The Grand Chief of the Assembly of First Nations, Ovide Mercredi, visited the camp over the weekend in an attempt to resolve the dispute. Although he condemned the use of violence, he rejected Dosanjh's characterisation of the Defenders.

"The individuals are not terrorists," he said. "They are people with strong convictions...they are not criminals."

Although many native leaders disagree with their tactics, they concur with the beliefs of the Defenders.

"What they are expressing in terms of sovereignty and aboriginal rights are, from my perspective, not extremist," said Saul Terry. "I don't think we are squatters or trespassers in our own homeland."

Heroism or Terrorism?

The BC government's objection to a political discussion with the Defenders appears all the more dubious when the historic relationship between natives and non-natives in British Columbia is considered.

Unlike the rest of Canada, the territory of British Columbia was never signed away in treaties by native groups.
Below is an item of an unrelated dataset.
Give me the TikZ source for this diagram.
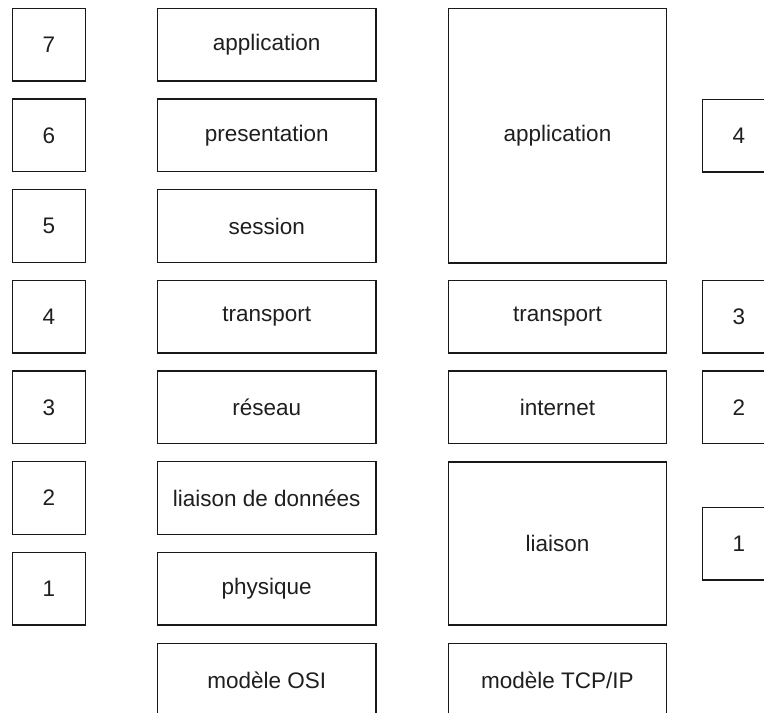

Under the Proclamation of 1763, the working constitution for the Canadian Colonies until 1867, native nations retained all title to their land until relinquished in treaties. This never occurred in the territory now known as British Columbia.

In a letter to the RCMP Staff Sergeant Peter Sarich, Bruce Clark outlines his legal argument for the Defenders. Since the land was never ceded to the Canadian government, he argues, it is illegal under the Proclamation and subsequent international law, for the government to exercise any power, such as the RCMP, in the area. Ironically, Clark is arguing for the exact same thing as the Attorney General. His main concern is to "uphold the law"; however, he views the British Columbian and Canadian governments as the illegitimate forces, not the Defenders in their makeshift camp. Clark explains that he and his clients are simply "doing their duty as the law defines it...to resist continued trespassing of Canadian authorities on native land" and the Defenders are "prepared to have their lives forfeited for it."

"Thousands upon thousands of Indian lives have been, and are being, lost," he wrote in response to a Vancouver journalist.

These lives have been lost precisely because native communities have been "invaded and terrorised treasonably, fraudulently, and genocidally. The high mortality rates of natives in our country are a consequence of the legal establishment's crimes. My clients' intent at Gustafsen Lake is to save many lives at the risk of their own. That is heroism not terrorism."